## START
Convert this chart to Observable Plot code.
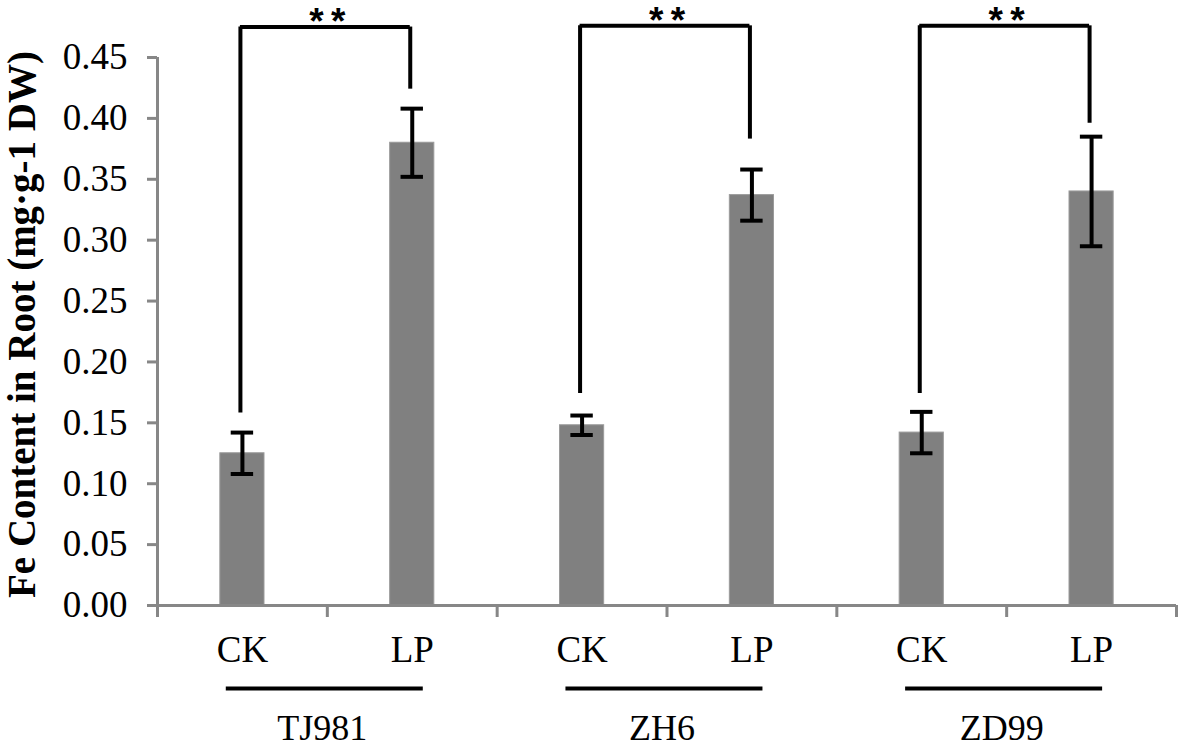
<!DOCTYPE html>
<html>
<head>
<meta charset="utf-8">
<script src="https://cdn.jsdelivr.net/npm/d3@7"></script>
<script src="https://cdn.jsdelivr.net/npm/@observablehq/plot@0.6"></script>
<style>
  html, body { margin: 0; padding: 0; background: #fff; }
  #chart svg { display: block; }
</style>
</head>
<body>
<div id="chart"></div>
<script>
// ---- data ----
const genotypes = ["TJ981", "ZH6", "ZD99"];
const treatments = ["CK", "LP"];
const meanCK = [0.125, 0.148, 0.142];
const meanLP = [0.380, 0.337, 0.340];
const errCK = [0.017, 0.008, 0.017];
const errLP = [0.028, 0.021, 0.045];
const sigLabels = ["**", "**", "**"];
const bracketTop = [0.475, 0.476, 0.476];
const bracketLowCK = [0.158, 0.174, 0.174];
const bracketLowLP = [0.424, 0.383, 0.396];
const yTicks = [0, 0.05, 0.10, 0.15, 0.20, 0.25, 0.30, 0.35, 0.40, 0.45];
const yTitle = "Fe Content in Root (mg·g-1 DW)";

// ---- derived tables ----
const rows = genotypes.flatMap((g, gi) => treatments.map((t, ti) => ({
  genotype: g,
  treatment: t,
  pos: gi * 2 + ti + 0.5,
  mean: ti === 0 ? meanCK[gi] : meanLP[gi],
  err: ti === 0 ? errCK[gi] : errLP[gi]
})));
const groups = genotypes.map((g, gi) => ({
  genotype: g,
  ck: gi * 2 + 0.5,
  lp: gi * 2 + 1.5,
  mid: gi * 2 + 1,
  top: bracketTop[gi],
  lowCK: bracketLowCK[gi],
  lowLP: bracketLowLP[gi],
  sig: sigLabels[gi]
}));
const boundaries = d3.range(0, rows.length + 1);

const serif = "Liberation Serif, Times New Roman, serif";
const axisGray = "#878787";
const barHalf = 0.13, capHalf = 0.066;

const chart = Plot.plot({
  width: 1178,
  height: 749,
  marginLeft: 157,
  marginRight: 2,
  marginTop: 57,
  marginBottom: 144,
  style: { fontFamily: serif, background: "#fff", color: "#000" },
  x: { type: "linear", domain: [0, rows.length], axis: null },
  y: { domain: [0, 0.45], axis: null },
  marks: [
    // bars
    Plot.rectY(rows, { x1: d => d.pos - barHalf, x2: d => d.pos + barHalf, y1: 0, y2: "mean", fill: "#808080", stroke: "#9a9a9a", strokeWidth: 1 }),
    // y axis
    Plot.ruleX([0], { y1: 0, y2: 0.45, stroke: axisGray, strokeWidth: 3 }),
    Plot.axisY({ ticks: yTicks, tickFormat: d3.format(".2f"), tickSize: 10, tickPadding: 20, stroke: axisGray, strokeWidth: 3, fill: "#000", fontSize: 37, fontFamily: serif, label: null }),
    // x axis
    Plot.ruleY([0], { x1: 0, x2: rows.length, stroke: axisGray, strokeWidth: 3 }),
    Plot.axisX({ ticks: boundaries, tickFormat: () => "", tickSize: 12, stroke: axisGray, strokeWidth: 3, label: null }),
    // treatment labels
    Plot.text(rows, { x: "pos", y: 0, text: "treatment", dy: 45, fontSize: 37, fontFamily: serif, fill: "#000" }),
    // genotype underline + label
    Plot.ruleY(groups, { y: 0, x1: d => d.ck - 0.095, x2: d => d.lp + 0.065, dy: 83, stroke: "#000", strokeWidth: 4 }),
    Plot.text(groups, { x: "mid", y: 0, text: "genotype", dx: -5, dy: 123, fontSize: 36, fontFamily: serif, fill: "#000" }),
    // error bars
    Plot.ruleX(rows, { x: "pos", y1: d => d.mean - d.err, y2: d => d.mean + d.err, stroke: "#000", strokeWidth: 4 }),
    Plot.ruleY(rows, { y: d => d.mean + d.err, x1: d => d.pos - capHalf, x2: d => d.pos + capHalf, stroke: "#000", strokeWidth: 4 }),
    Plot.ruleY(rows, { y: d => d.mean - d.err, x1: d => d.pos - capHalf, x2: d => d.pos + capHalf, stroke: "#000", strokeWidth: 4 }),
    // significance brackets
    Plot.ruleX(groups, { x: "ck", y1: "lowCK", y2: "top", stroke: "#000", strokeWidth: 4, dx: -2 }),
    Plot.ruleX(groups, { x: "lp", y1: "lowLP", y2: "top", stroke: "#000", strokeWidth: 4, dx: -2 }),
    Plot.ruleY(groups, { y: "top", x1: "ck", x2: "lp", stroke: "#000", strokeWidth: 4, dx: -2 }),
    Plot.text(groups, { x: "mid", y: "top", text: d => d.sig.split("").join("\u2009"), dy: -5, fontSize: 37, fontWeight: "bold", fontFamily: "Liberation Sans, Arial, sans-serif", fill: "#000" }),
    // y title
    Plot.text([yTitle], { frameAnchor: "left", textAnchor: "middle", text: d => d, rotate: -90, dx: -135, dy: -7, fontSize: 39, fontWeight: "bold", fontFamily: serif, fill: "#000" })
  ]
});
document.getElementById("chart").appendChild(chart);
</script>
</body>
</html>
## END
Your goal: Repeat the data exactly, without the pictures.

Solution:
Convert this chart to Observable Plot code.
<!DOCTYPE html>
<html>
<head>
<meta charset="utf-8">
<script src="https://cdn.jsdelivr.net/npm/d3@7"></script>
<script src="https://cdn.jsdelivr.net/npm/@observablehq/plot@0.6"></script>
<style>
  html, body { margin: 0; padding: 0; background: #fff; }
  #chart svg { display: block; }
</style>
</head>
<body>
<div id="chart"></div>
<script>
// ---- data ----
const genotypes = ["TJ981", "ZH6", "ZD99"];
const treatments = ["CK", "LP"];
const meanCK = [0.125, 0.148, 0.142];
const meanLP = [0.380, 0.337, 0.340];
const errCK = [0.017, 0.008, 0.017];
const errLP = [0.028, 0.021, 0.045];
const sigLabels = ["**", "**", "**"];
const bracketTop = [0.475, 0.476, 0.476];
const bracketLowCK = [0.158, 0.174, 0.174];
const bracketLowLP = [0.424, 0.383, 0.396];
const yTicks = [0, 0.05, 0.10, 0.15, 0.20, 0.25, 0.30, 0.35, 0.40, 0.45];
const yTitle = "Fe Content in Root (mg·g-1 DW)";

// ---- derived tables ----
const rows = genotypes.flatMap((g, gi) => treatments.map((t, ti) => ({
  genotype: g,
  treatment: t,
  pos: gi * 2 + ti + 0.5,
  mean: ti === 0 ? meanCK[gi] : meanLP[gi],
  err: ti === 0 ? errCK[gi] : errLP[gi]
})));
const groups = genotypes.map((g, gi) => ({
  genotype: g,
  ck: gi * 2 + 0.5,
  lp: gi * 2 + 1.5,
  mid: gi * 2 + 1,
  top: bracketTop[gi],
  lowCK: bracketLowCK[gi],
  lowLP: bracketLowLP[gi],
  sig: sigLabels[gi]
}));
const boundaries = d3.range(0, rows.length + 1);

const serif = "Liberation Serif, Times New Roman, serif";
const axisGray = "#878787";
const barHalf = 0.13, capHalf = 0.066;

const chart = Plot.plot({
  width: 1178,
  height: 749,
  marginLeft: 157,
  marginRight: 2,
  marginTop: 57,
  marginBottom: 144,
  style: { fontFamily: serif, background: "#fff", color: "#000" },
  x: { type: "linear", domain: [0, rows.length], axis: null },
  y: { domain: [0, 0.45], axis: null },
  marks: [
    // bars
    Plot.rectY(rows, { x1: d => d.pos - barHalf, x2: d => d.pos + barHalf, y1: 0, y2: "mean", fill: "#808080", stroke: "#9a9a9a", strokeWidth: 1 }),
    // y axis
    Plot.ruleX([0], { y1: 0, y2: 0.45, stroke: axisGray, strokeWidth: 3 }),
    Plot.axisY({ ticks: yTicks, tickFormat: d3.format(".2f"), tickSize: 10, tickPadding: 20, stroke: axisGray, strokeWidth: 3, fill: "#000", fontSize: 37, fontFamily: serif, label: null }),
    // x axis
    Plot.ruleY([0], { x1: 0, x2: rows.length, stroke: axisGray, strokeWidth: 3 }),
    Plot.axisX({ ticks: boundaries, tickFormat: () => "", tickSize: 12, stroke: axisGray, strokeWidth: 3, label: null }),
    // treatment labels
    Plot.text(rows, { x: "pos", y: 0, text: "treatment", dy: 45, fontSize: 37, fontFamily: serif, fill: "#000" }),
    // genotype underline + label
    Plot.ruleY(groups, { y: 0, x1: d => d.ck - 0.095, x2: d => d.lp + 0.065, dy: 83, stroke: "#000", strokeWidth: 4 }),
    Plot.text(groups, { x: "mid", y: 0, text: "genotype", dx: -5, dy: 123, fontSize: 36, fontFamily: serif, fill: "#000" }),
    // error bars
    Plot.ruleX(rows, { x: "pos", y1: d => d.mean - d.err, y2: d => d.mean + d.err, stroke: "#000", strokeWidth: 4 }),
    Plot.ruleY(rows, { y: d => d.mean + d.err, x1: d => d.pos - capHalf, x2: d => d.pos + capHalf, stroke: "#000", strokeWidth: 4 }),
    Plot.ruleY(rows, { y: d => d.mean - d.err, x1: d => d.pos - capHalf, x2: d => d.pos + capHalf, stroke: "#000", strokeWidth: 4 }),
    // significance brackets
    Plot.ruleX(groups, { x: "ck", y1: "lowCK", y2: "top", stroke: "#000", strokeWidth: 4, dx: -2 }),
    Plot.ruleX(groups, { x: "lp", y1: "lowLP", y2: "top", stroke: "#000", strokeWidth: 4, dx: -2 }),
    Plot.ruleY(groups, { y: "top", x1: "ck", x2: "lp", stroke: "#000", strokeWidth: 4, dx: -2 }),
    Plot.text(groups, { x: "mid", y: "top", text: d => d.sig.split("").join("\u2009"), dy: -5, fontSize: 37, fontWeight: "bold", fontFamily: "Liberation Sans, Arial, sans-serif", fill: "#000" }),
    // y title
    Plot.text([yTitle], { frameAnchor: "left", textAnchor: "middle", text: d => d, rotate: -90, dx: -135, dy: -7, fontSize: 39, fontWeight: "bold", fontFamily: serif, fill: "#000" })
  ]
});
document.getElementById("chart").appendChild(chart);
</script>
</body>
</html>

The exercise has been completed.